A winter's eve at Casa Immel |
In 1976 after our first professionally taught ski week at Killington we were completely hooked and drove Highway 7 from our house in toney New Canaan, Connecticut to Killington every single Saturday and Sunday to ski. On the way back we’d gorge on Cheetos which painted our hands and faces as orange as Donald Trump. Then we’d have pizza at My Pie in Norwalk, two towns over from New Canaan. The best of times.
That first Killington ski week turned me into Rudy Serar heaven forbid. On day one it was blowing a gale. The wind was so strong it was blowing poor nine-year-old Garrett off his feet. Yet I insisted that we ski. “We paid for a damn ski week. We’re going to ski, period.” I am mortified and ashamed to this day.
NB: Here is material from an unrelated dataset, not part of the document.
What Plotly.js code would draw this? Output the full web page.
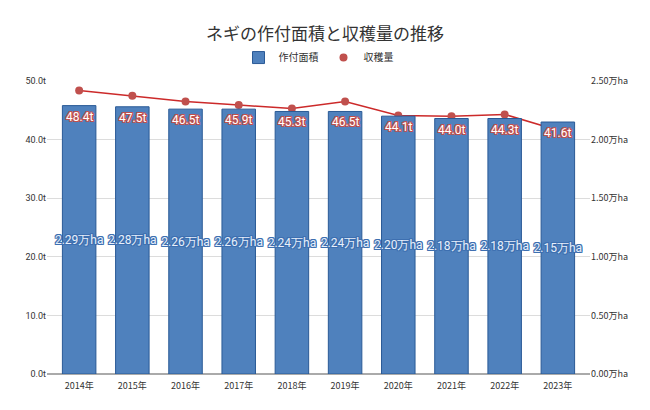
<!DOCTYPE html>
<html>
<head>
<meta charset="utf-8">
<script src="https://cdn.plot.ly/plotly-3.0.1.min.js"></script>
<style>
  html, body { margin: 0; padding: 0; background: #fff; }
  #chart { width: 650px; height: 410px; }
</style>
</head>
<body>
<div id="chart"></div>
<script>
// years on the x axis
const years = ["2014年", "2015年", "2016年", "2017年", "2018年", "2019年", "2020年", "2021年", "2022年", "2023年"];
// 作付面積 (万ha) -> right axis, bars
const area = [2.29, 2.28, 2.26, 2.26, 2.24, 2.24, 2.20, 2.18, 2.18, 2.15];
// 収穫量 (万t) -> left axis, line
const harvest = [48.4, 47.5, 46.5, 45.9, 45.3, 46.5, 44.1, 44.0, 44.3, 41.6];

const leftTicks = [0, 10, 20, 30, 40, 50];
const rightTicks = [0, 0.5, 1.0, 1.5, 2.0, 2.5];

const jpFont = "'Noto Sans CJK JP', 'Noto Sans', sans-serif";
const blue = "#4f81bd";
const red = "#c0504d";

const outline = (c) =>
  `1px 0 0 ${c}, -1px 0 0 ${c}, 0 1px 0 ${c}, 0 -1px 0 ${c}, 1px 1px 0 ${c}, -1px -1px 0 ${c}, 1px -1px 0 ${c}, -1px 1px 0 ${c}`;

const data = [
  {
    type: "bar",
    name: "作付面積",
    x: years,
    y: area,
    yaxis: "y2",
    marker: { color: blue, line: { color: "#2a5a96", width: 1 } },
    text: area.map((v) => v.toFixed(2) + "万ha"),
    textposition: "inside",
    insidetextanchor: "middle",
    textangle: 0,
    constraintext: "none",
    textfont: { family: "Roboto, sans-serif", size: 12, color: "#e8f0fb", shadow: outline("#3d6fb0") },
    hoverinfo: "none",
  },
  {
    // line for 収穫量 (legend shown by the markers trace)
    type: "scatter",
    mode: "lines",
    x: years,
    y: harvest,
    line: { color: "#cc2a2a", width: 1.5 },
    showlegend: false,
    hoverinfo: "none",
  },
  {
    type: "scatter",
    mode: "markers",
    name: "収穫量",
    x: years,
    y: harvest,
    marker: { color: red, size: 8 },
    hoverinfo: "none",
  },
];

// harvest labels sit just under the top of each bar
const annotations = years.map((yr, i) => ({
  x: yr,
  y: area[i],
  xref: "x",
  yref: "y2",
  text: harvest[i].toFixed(1) + "t",
  showarrow: false,
  yanchor: "top",
  yshift: -2,
  font: { family: "Roboto, sans-serif", size: 12, color: "#ffffff", shadow: outline("#c0504d") },
}));

const layout = {
  width: 650,
  height: 410,
  margin: { l: 47, r: 60, t: 81, b: 36 },
  paper_bgcolor: "#fff",
  plot_bgcolor: "#fff",
  font: { family: jpFont, color: "#333" },
  title: {
    text: "ネギの作付面積と収穫量の推移",
    font: { family: jpFont, size: 17, color: "#333" },
    x: 0.5,
    xanchor: "center",
    y: 0.918,
    yanchor: "middle",
  },
  showlegend: true,
  legend: {
    orientation: "h",
    x: 0.5,
    xanchor: "center",
    y: 1.08,
    yanchor: "middle",
    font: { family: jpFont, size: 10, color: "#333" },
    itemwidth: 30,
  },
  annotations: annotations,
  bargap: 0.37,
  xaxis: {
    type: "category",
    tickfont: { family: jpFont, size: 9, color: "#333" },
    ticklabelstandoff: 5,
    showgrid: false,
    showline: false,
    ticks: "",
  },
  yaxis: {
    range: [0, 50],
    tickvals: leftTicks,
    ticktext: leftTicks.map((v) => v.toFixed(1) + "t"),
    tickfont: { family: "Roboto, sans-serif", size: 9, color: "#333" },
    gridcolor: "#dcdcdc",
    zeroline: true,
    zerolinecolor: "#aaaaaa",
    zerolinewidth: 2,
    showline: false,
    ticks: "",
  },
  yaxis2: {
    overlaying: "y",
    side: "right",
    range: [0, 2.5],
    tickvals: rightTicks,
    ticktext: rightTicks.map((v) => v.toFixed(2) + "万ha"),
    tickfont: { family: jpFont, size: 9, color: "#333" },
    showgrid: false,
    zeroline: false,
    showline: false,
    ticks: "",
  },
};

Plotly.newPlot("chart", data, layout, { displayModeBar: false, staticPlot: true });
</script>
</body>
</html>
I wasn’t a bad dad very often but that was one of the times.
When we departed to Louisville from Connecticut in 1978, we still hungered to ski and the closest ski mountain was a 300-foot-high hillock in southern Indiana. I think back then there was lift, a rope tow. It took all of 30 seconds to sweep down the alleged slope. There was one run.
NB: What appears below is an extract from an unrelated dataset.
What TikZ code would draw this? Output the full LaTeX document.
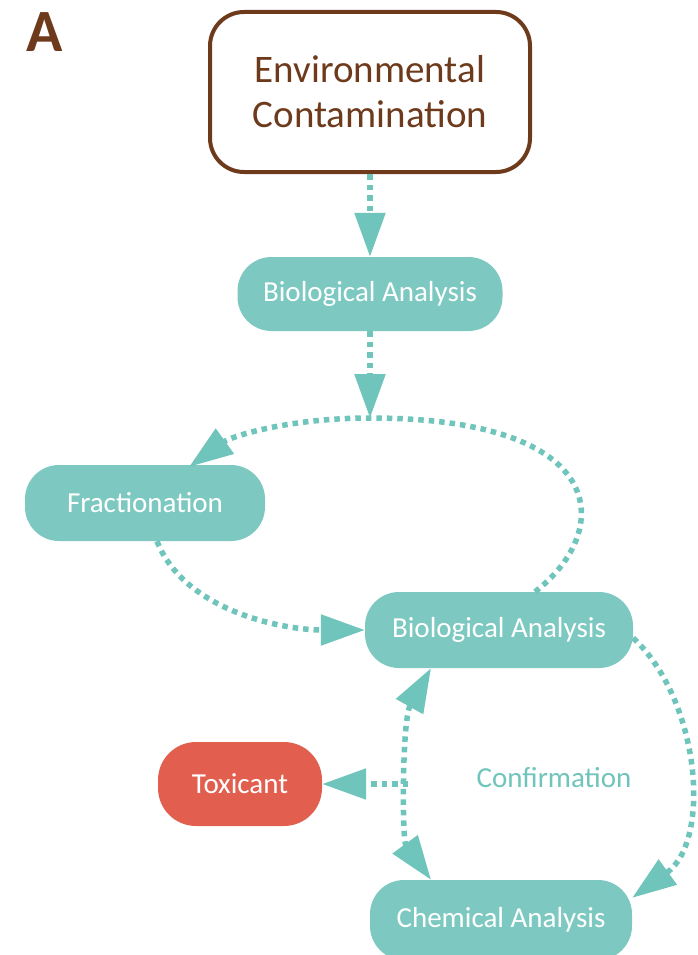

Thankfully, we were back in Boston by 1980 and rid of the Mid-south. Returning to the Bay State brought us back to a real city, one of the top four in the States according to me. And it reintroduced us to the myriad ski resorts in New England. Within three hours were dozens of ski mountains and our lust for great skiing bent toward New Hampshire and away from Vermont. Vermont, we soon discovered, was a distant suburb of New York City and New Hampshire was annexed by folks from Massachusetts. We followed the natural path and by the early 1990s had bought a ski and climbing house in North Conway where we could ski Cranmore, Wildcat, Attitash within 15 minutes. Breton Woods was 30 minutes. Beyond the lift served terrain was unlimited backcountry skiing most notably on Mt. Washington’s daunting Tuckerman’s Ravine. Steep and deep describes it perfectly.
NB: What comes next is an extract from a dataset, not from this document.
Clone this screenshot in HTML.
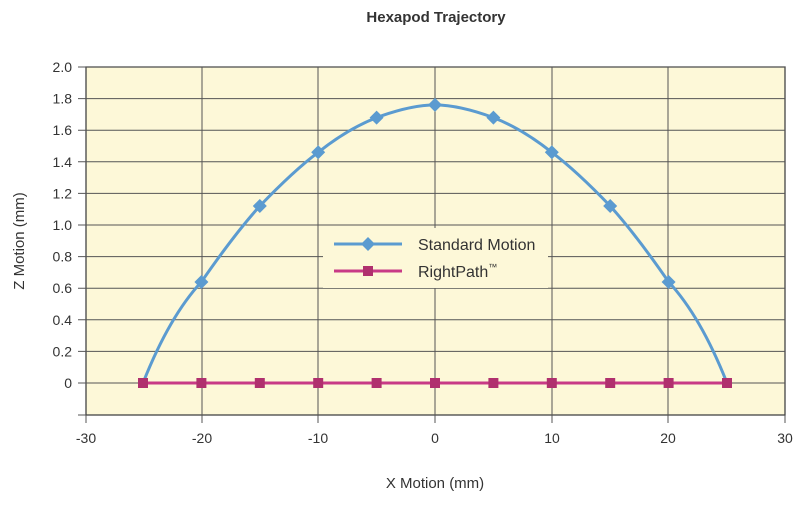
<!DOCTYPE html>
<html><head><meta charset="utf-8"><style>
body{margin:0;background:#fff;}
svg text{font-family:"Liberation Sans Narrow","Liberation Sans",sans-serif;fill:#333;}
</style></head><body>
<svg width="800" height="507" viewBox="0 0 800 507" xmlns="http://www.w3.org/2000/svg">
<text x="436" y="22" text-anchor="middle" font-size="15" font-weight="bold" style="fill:#333">Hexapod Trajectory</text>
<rect x="86" y="67" width="699" height="348" fill="#fdf8d8" stroke="#444" stroke-width="1.3"/>
<g stroke="#555" stroke-width="1">
<line x1="202" y1="67" x2="202" y2="415"/><line x1="318" y1="67" x2="318" y2="415"/><line x1="435" y1="67" x2="435" y2="415"/><line x1="552" y1="67" x2="552" y2="415"/><line x1="668" y1="67" x2="668" y2="415"/>
<line x1="78" y1="67" x2="785" y2="67"/><line x1="78" y1="98.6" x2="785" y2="98.6"/><line x1="78" y1="130.2" x2="785" y2="130.2"/><line x1="78" y1="161.8" x2="785" y2="161.8"/><line x1="78" y1="193.4" x2="785" y2="193.4"/><line x1="78" y1="225" x2="785" y2="225"/><line x1="78" y1="256.6" x2="785" y2="256.6"/><line x1="78" y1="288.2" x2="785" y2="288.2"/><line x1="78" y1="319.8" x2="785" y2="319.8"/><line x1="78" y1="351.4" x2="785" y2="351.4"/><line x1="78" y1="383" x2="785" y2="383"/><line x1="78" y1="415" x2="86" y2="415"/>
<line x1="86" y1="415" x2="86" y2="423"/><line x1="202" y1="415" x2="202" y2="423"/><line x1="318" y1="415" x2="318" y2="423"/><line x1="435" y1="415" x2="435" y2="423"/><line x1="552" y1="415" x2="552" y2="423"/><line x1="668" y1="415" x2="668" y2="423"/><line x1="785" y1="415" x2="785" y2="423"/>
</g>
<g font-size="14" text-anchor="end">
<text x="72" y="72">2.0</text><text x="72" y="103.6">1.8</text><text x="72" y="135.2">1.6</text><text x="72" y="166.8">1.4</text><text x="72" y="198.4">1.2</text><text x="72" y="230">1.0</text><text x="72" y="261.6">0.8</text><text x="72" y="293.2">0.6</text><text x="72" y="324.8">0.4</text><text x="72" y="356.4">0.2</text><text x="72" y="388">0</text>
</g>
<g font-size="14" text-anchor="middle">
<text x="86" y="443">-30</text><text x="202" y="443">-20</text><text x="318" y="443">-10</text><text x="435" y="443">0</text><text x="552" y="443">10</text><text x="668" y="443">20</text><text x="785" y="443">30</text>
<text x="435" y="488" font-size="15">X Motion (mm)</text>
<text transform="translate(24 241) rotate(-90)" font-size="15">Z Motion (mm)</text>
</g>
<path d="M143,383 C160,340 180,305 201.4,281.9 C220,255 240,228 259.8,206 C280,185 300,166 318.2,152.3 C340,135 360,124 376.6,117.6 C400,109 420,105 435,104.9 C450,105 470,109 493.4,117.6 C510,124 530,135 551.8,152.3 C570,166 590,185 610.2,206 C630,228 650,255 668.6,281.9 C690,305 710,340 727,383" fill="none" stroke="#5b9bd0" stroke-width="3"/>
<line x1="143" y1="383" x2="727" y2="383" stroke="#c83a86" stroke-width="3"/>
<g fill="#5b9bd0">
<path d="M201.4,275 l7,7 l-7,7 l-7,-7z"/><path d="M259.8,199 l7,7 l-7,7 l-7,-7z"/><path d="M318.2,145.3 l7,7 l-7,7 l-7,-7z"/><path d="M376.6,110.6 l7,7 l-7,7 l-7,-7z"/><path d="M435,97.9 l7,7 l-7,7 l-7,-7z"/><path d="M493.4,110.6 l7,7 l-7,7 l-7,-7z"/><path d="M551.8,145.3 l7,7 l-7,7 l-7,-7z"/><path d="M610.2,199 l7,7 l-7,7 l-7,-7z"/><path d="M668.6,275 l7,7 l-7,7 l-7,-7z"/>
</g>
<g fill="#b0306e">
<rect x="138" y="378" width="10" height="10"/><rect x="196.4" y="378" width="10" height="10"/><rect x="254.8" y="378" width="10" height="10"/><rect x="313.2" y="378" width="10" height="10"/><rect x="371.6" y="378" width="10" height="10"/><rect x="430" y="378" width="10" height="10"/><rect x="488.4" y="378" width="10" height="10"/><rect x="546.8" y="378" width="10" height="10"/><rect x="605.2" y="378" width="10" height="10"/><rect x="663.6" y="378" width="10" height="10"/><rect x="722" y="378" width="10" height="10"/>
</g>
<rect x="323" y="228" width="225" height="60" fill="#fdf8d8"/>
<line x1="334" y1="244" x2="402" y2="244" stroke="#5b9bd0" stroke-width="3"/>
<path d="M368,237 l7,7 l-7,7 l-7,-7z" fill="#5b9bd0"/>
<line x1="334" y1="271" x2="402" y2="271" stroke="#c83a86" stroke-width="3"/>
<rect x="363" y="266" width="10" height="10" fill="#b0306e"/>
<text x="418" y="250" font-size="16">Standard Motion</text>
<text x="418" y="277" font-size="16">RightPath<tspan font-size="9" dy="-7">™</tspan></text>
</svg>
</body></html>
When I retired in 2002, we sold our idyll in Lincoln, a move that seemed right at the time, and moved to our cabin the Mount Washington Valley. That lasted two years before one of us wanted to put icy winters behind us and to move to an honest to goodness art town. For awhile I thought I’d be relocating alone. When Peggy relented, we found ourselves in an extraordinary art colony with world class skiing at our door. At our door meaning 20 miles, 2,000 feet and 40 gripped minutes through a winding canyon. We had just about given up skiing on boilerplate New England snow, read ice, and were reborn skiers on the nearly vertical but powder covered ski runs at Taos Ski Valley. We raised our games in one of the best ski schools in the country and became advanced intermediate skiers under the tutelage of Christine Lowry, the definition of a great chick. Peggy decidedly became more advanced than I.
Too bad I don’t have any ski pics to prove my point. It was 8 degrees at 4 yesterday afternoon. To think I promised that New Mexico would be warmer.
1 comment:
What a great collective story about your skiing and beach life! The photographs of the crags and your local driveway are wonderful and, with the toning, evocative. I, also, was turned off skiing by some very kind friends who wanted us to go cross-country with them. Aspen Vista below the Santa Fe Ski Basin, is not a beginner's paradise. I fell more times than I can count. Like you, it wasn't until gentler times that cross-country was reclaimed. I do wonder how your inner "drill sergeant dad" persona effected Garrett's thoughts on skiing. Your descriptions of going skiing and then sitting down to clam chowder, Little Neck clams, and steamed lobsters makes this non-seafood lover want to sample some truly fresh seafood of that ilk. A lovely blog for a winter's day. Muchas gracias, Amigo!